From outer space, it watches your every move. No, it isn’t an alien race; it’s a cluster of satellites that can communicate with your handheld GPS.
As you probably know, GPS refers to the Global Positioning System–a network of 24 non-geosynchronous orbiting marvels that can save your bacon when you’re roaming around the backcountry. “Non-geosynchronous” means that they are not always in the same place, above a particular patch of earth. They fly over the horizon and out of sight, only to be replaced by sister ships that rise from beyond another horizon. But with 24 of them positioned nearly 11,000 miles up and spaced out as they are, a minimum of six satellites is always overhead.
There is no doubt that GPS is great, but you need to understand its limitations as well as its benefits. The wise outdoorsman looks upon GPS as a tool to be used in addition to a map and compass, not as their replacement.

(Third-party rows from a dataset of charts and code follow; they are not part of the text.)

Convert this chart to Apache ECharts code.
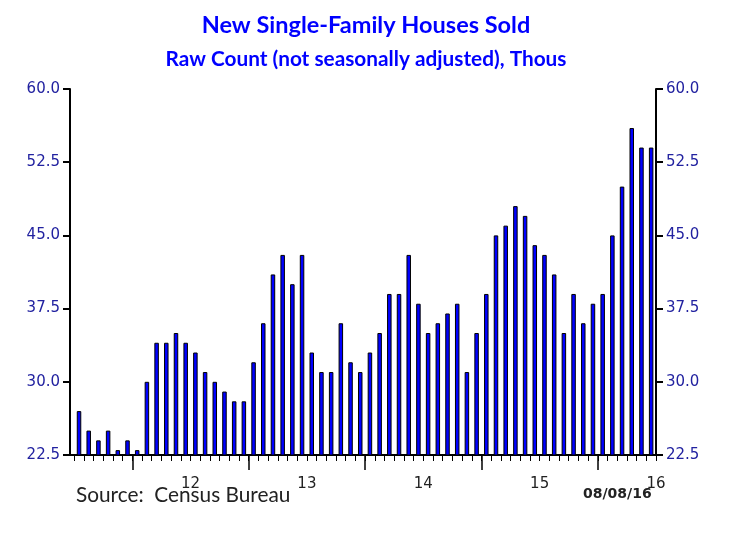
<!DOCTYPE html>
<html>
<head>
<meta charset="utf-8">
<script src="https://cdn.jsdelivr.net/npm/echarts@6/dist/echarts.min.js"></script>
<style>html,body{margin:0;padding:0;background:#fff}#c{width:732px;height:534px}</style>
</head>
<body>
<div id="c"></div>
<script>
// Months Jul 2011 .. Jun 2016
const months = [
 'Jul-11','Aug-11','Sep-11','Oct-11','Nov-11','Dec-11',
 'Jan-12','Feb-12','Mar-12','Apr-12','May-12','Jun-12','Jul-12','Aug-12','Sep-12','Oct-12','Nov-12','Dec-12',
 'Jan-13','Feb-13','Mar-13','Apr-13','May-13','Jun-13','Jul-13','Aug-13','Sep-13','Oct-13','Nov-13','Dec-13',
 'Jan-14','Feb-14','Mar-14','Apr-14','May-14','Jun-14','Jul-14','Aug-14','Sep-14','Oct-14','Nov-14','Dec-14',
 'Jan-15','Feb-15','Mar-15','Apr-15','May-15','Jun-15','Jul-15','Aug-15','Sep-15','Oct-15','Nov-15','Dec-15',
 'Jan-16','Feb-16','Mar-16','Apr-16','May-16','Jun-16'
];
const sold = [
 27,25,24,25,23,24,
 23,30,34,34,35,34,33,31,30,29,28,28,
 32,36,41,43,40,43,33,31,31,36,32,31,
 33,35,39,39,43,38,35,36,37,38,31,35,
 39,45,46,48,47,44,43,41,35,39,36,38,
 39,45,50,56,54,54
];
const yearLabels = ['12','13','14','15','16'];
const yearLabelPos = [11.5, 23.5, 35.5, 47.5, 59.5];   // mid-year (July 1)
const yearBoundaryPos = [5.5, 17.5, 29.5, 41.5, 53.5]; // Jan 1
const yTicks = [22.5, 30.0, 37.5, 45.0, 52.5, 60.0];

const monthBoundaryPos = months.map((m, i) => i - 0.5).concat([months.length - 0.5]);

const chart = echarts.init(document.getElementById('c'), null, {renderer: 'canvas'});
const yLabelColor = '#2222a0';
const yAxisBase = {
  type: 'value', min: yTicks[0], max: yTicks[yTicks.length - 1], interval: 7.5,
  axisLine: {show: true, onZero: false, lineStyle: {color: '#000', width: 2}},
  axisTick: {show: true, inside: false, length: 7, lineStyle: {color: '#000', width: 2}},
  axisLabel: {color: yLabelColor, fontSize: 15, fontFamily: 'DejaVu Sans', margin: 10,
    formatter: v => v.toFixed(1)},
  splitLine: {show: false}
};
const xMin = -0.93, xMax = 59.5;
chart.setOption({
  animation: false,
  backgroundColor: '#fff',
  title: [
    {text: 'New Single-Family Houses Sold', left: 'center', top: 8,
     textStyle: {color: '#0000FF', fontFamily: 'Lato', fontWeight: 'bold', fontSize: 23.5}},
    {text: 'Raw Count (not seasonally adjusted), Thous', left: 'center', top: 44,
     textStyle: {color: '#0000FF', fontFamily: 'Lato', fontWeight: 'bold', fontSize: 20.8}}
  ],
  grid: {left: 70, right: 76, top: 89, bottom: 79, containLabel: false},
  xAxis: [
    {type: 'value', min: xMin, max: xMax, position: 'bottom',
     axisLine: {show: true, onZero: false, lineStyle: {color: '#000', width: 2}},
     axisTick: {show: true, length: 6, customValues: monthBoundaryPos, lineStyle: {color: '#000', width: 1}},
     axisLabel: {show: true, customValues: yearLabelPos, color: '#222', fontSize: 15, fontFamily: 'DejaVu Sans', margin: 22,
       formatter: v => { const k = yearLabelPos.indexOf(v); return k >= 0 ? yearLabels[k] : ''; }},
     splitLine: {show: false}},
    {type: 'value', min: xMin, max: xMax, position: 'bottom',
     axisLine: {show: false, onZero: false},
     axisTick: {show: true, length: 15, customValues: yearBoundaryPos, lineStyle: {color: '#000', width: 1.5}},
     axisLabel: {show: false}, splitLine: {show: false}}
  ],
  yAxis: [
    Object.assign({}, yAxisBase, {position: 'left'}),
    Object.assign({}, yAxisBase, {position: 'right'})
  ],
  series: [{
    type: 'bar', xAxisIndex: 0, yAxisIndex: 0,
    data: sold.map((v, i) => [i, v]),
    barWidth: 4.5,
    itemStyle: {color: '#0000FF', borderColor: '#000', borderWidth: 1}
  }],
  graphic: [
    {type: 'text', left: 76, top: 485,
     style: {text: 'Source:  Census Bureau', fill: '#222', font: '20.8px Lato'}},
    {type: 'text', left: 583, top: 487,
     style: {text: '08/08/16', fill: '#222', font: 'bold 14px "DejaVu Sans"'}}
  ]
});
</script>
</body>
</html>
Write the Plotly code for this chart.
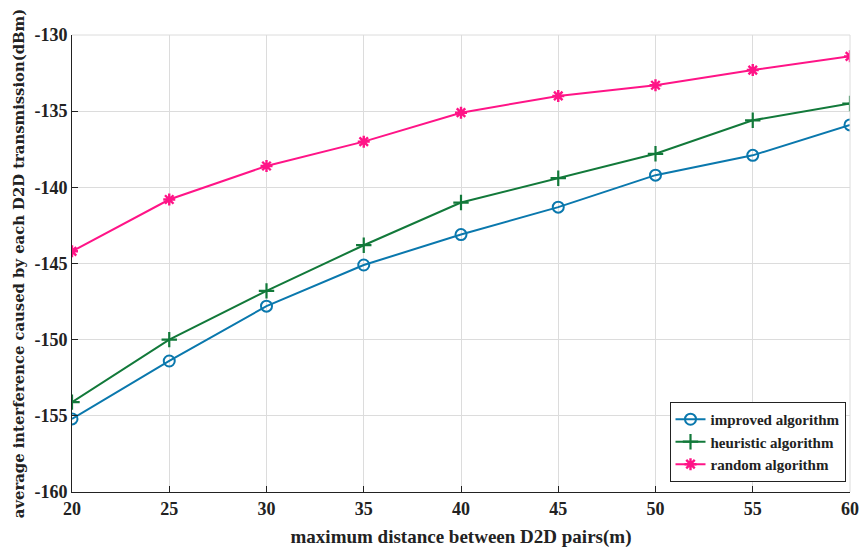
import plotly.graph_objects as go

distance = [20, 25, 30, 35, 40, 45, 50, 55, 60]
improved = [-155.2, -151.4, -147.8, -145.1, -143.1, -141.3, -139.2, -137.9, -135.9]
heuristic = [-154.1, -150.0, -146.8, -143.8, -141.0, -139.4, -137.8, -135.6, -134.5]
random_alg = [-144.2, -140.8, -138.6, -137.0, -135.1, -134.0, -133.3, -132.3, -131.4]
x_ticks = [20, 25, 30, 35, 40, 45, 50, 55, 60]
y_ticks = [-160, -155, -150, -145, -140, -135, -130]

FONT = "Liberation Serif"

fig = go.Figure()
fig.add_trace(go.Scatter(x=distance, y=improved, mode="lines+markers", name="<b>improved algorithm</b>",
                         line=dict(color="#0a78ad", width=2),
                         marker=dict(symbol="circle-open", size=11, color="#0a78ad", line=dict(width=2))))
fig.add_trace(go.Scatter(x=distance, y=heuristic, mode="lines+markers", name="<b>heuristic algorithm</b>",
                         line=dict(color="#12793a", width=2),
                         marker=dict(symbol="cross-thin-open", size=11, color="#12793a", line=dict(width=2.2, color="#12793a"))))
fig.add_trace(go.Scatter(x=distance, y=random_alg, mode="lines+markers", name="<b>random algorithm</b>",
                         line=dict(color="#ff1487", width=2),
                         marker=dict(symbol="asterisk-open", size=10, color="#ff1487", line=dict(width=2.4, color="#ff1487"))))

fig.update_layout(
    width=860, height=552,
    margin=dict(l=72, r=10, t=35, b=60),
    plot_bgcolor="white", paper_bgcolor="white",
    font=dict(family=FONT, size=18, color="#222"),
    showlegend=True,
    legend=dict(x=0.768, y=0.197, xanchor="left", yanchor="top",
                bordercolor="#222", borderwidth=1, bgcolor="white",
                font=dict(family=FONT, size=15, color="#222"),
                tracegroupgap=0, itemwidth=30),
    xaxis=dict(range=[20, 60], tickvals=x_ticks, ticktext=[f"<b>{v}</b>" for v in x_ticks],
               showgrid=True, gridcolor="#dcdcdc", gridwidth=1,
               showline=True, linecolor="#222", linewidth=1, mirror=False,
               ticks="inside", ticklen=6, tickcolor="#222", automargin=False,
               title=dict(text="<b>maximum distance between D2D pairs(m)</b>", font=dict(size=19), standoff=12),
               zeroline=False),
    yaxis=dict(range=[-160, -130], tickvals=y_ticks, ticktext=[f"<b>{v}</b>" for v in y_ticks],
               showgrid=True, gridcolor="#dcdcdc", gridwidth=1,
               showline=True, linecolor="#222", linewidth=1,
               ticks="inside", ticklen=6, tickcolor="#222", automargin=False,
               title=dict(text="<b>average interference caused by each D2D transmission(dBm)</b>",
                          font=dict(family="DejaVu Serif", size=14.8), standoff=6),
               zeroline=False),
)
# light top/right box
fig.add_shape(type="line", xref="paper", yref="paper", x0=0, x1=1, y0=1, y1=1, line=dict(color="#dcdcdc", width=1))
fig.add_shape(type="line", xref="paper", yref="paper", x0=1, x1=1, y0=0, y1=1, line=dict(color="#dcdcdc", width=1))

fig.write_html("out.html", config={"displayModeBar": False},
               post_script="document.body.style.margin='0';document.body.style.overflow='hidden';")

Though it may surprise some sportsmen, a GPS unit is not a compass. It might have a “compass” page function, but it isn’t a real magnetic compass. A GPS’s compass function operates only when you’re moving. Another reason to hang on to a map and compass is that a GPS can go dead on you if the batteries give out; you never have that problem with the old reliables.
There are good reasons to use GPS in conjunction with a map, however. The map is a graphic representation of the earth’s surface. By using the coordinate information provided by the GPS, you can pinpoint your position on the map (and therefore on the planet) with a very high degree of accuracy. Then you can study the map to see where you are in relation to other things.
For the GPS unit to give accurate information that coincides with your map, you must set its datum to match the map’s. You’ll find map datum information in a text block, usually on the lower left-hand corner of your map. It will say something like “1927 North American datum.
“One of the great things about a GPS unit is that you can program it with waypoints, or destinations you want to reach. A chain of waypoints constitutes a route, and you can set your waypoints and plan routes while sitting at home before the trip. Even if you do that, however, you’ll still need the map. If you use a GPS without a map, you run the risk of making some serious navigational blunders. That’s because a GPS has no idea what stands between you and your next waypoint. The legs of the route are only generalities–you still need a map to avoid pitfalls.
ELECTRONIC CRUMB TRAIL
So, is a GPS any good at all without a map? Yes. If you move with your GPS switched on, it will keep track of your progress, leaving an electronic trail of crumbs. Before leaving camp, you can create a waypoint and name it “camp.” As you travel, you can continue creating and naming waypoints. Then when you want to return to camp, you simply choose the waypoint from the menu and follow the GPS.
Remember that a GPS is an electronic device, so it is only as good as its batteries. Always carry a spare set in a plastic bag.
The GPS I use is a Garmin 76, which I bought a few years ago. It’s kind of big and clunky by today’s standards, but it works marvelously. This is a very competitive industry and the technology is moving quickly toward smaller, lighter and more feature-packed units. But you don’t necessarily need lots of bells and whistles. Even the simplest late-model GPS will do everything you need, and then some. The latest upgrade in position-locating accuracy is WAAS (Wide Area Augmentation System); ask your salesperson about it.